The licensor has limited control over the operations of the licensee, focusing mainly on the use of the licensed intellectual property.
Assistance/Level of Support
The franchisor offers continual support, comprehensive training, and round the clock assistance to the franchisee to ensure consistency in operations and product or service quality across all locations.
The licensor typically provides the licensee with limited support and training.
Proprietorship
The business is owned and operated by the franchisee, however, adhering to the franchisor’s guidelines and standards is a must.
The business is owned and operated by the licensee, however, it’s critical for the licensee to comply with the licensor’s conditions for using the intellectual property.
Legal Status
It’s regulated by the Federal Trade Commission (FTC) and requires a Franchise Disclosure Document (FDD) to be provided to potential franchisees.
The agreements aren’t regulated by the FTC, but it may be subject to other legal requirements.
Branding and Marketing Plan
It includes a standardized branding and marketing plan that all franchisees must follow.
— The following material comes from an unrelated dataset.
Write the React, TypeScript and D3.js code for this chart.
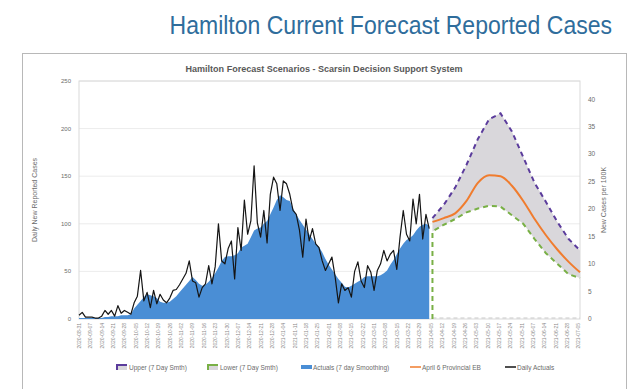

While it allows the licensee to use the licensor’s branding and marketing plan, the licensee has the freedom to create its own plan.
Payment (Fee and Royalties)
It includes initial franchise fee and royalties that a franchisee needs to pay to the franchisor.
The licensee typically pays a fee or royalty to the licensor for the use of the intellectual property.
Summing it up
From the above explanations, it’s clear that franchising and licensing are two well-known methods for expanding a business. While both the models are relatively similar, each has its own distinct upsides and downsides. No matter whether you choose to franchise your business or enter a licensing agreement, it’s crucial that you conduct comprehensive research to determine which option is right for you as this could significantly impact your business’ bottom line and its future.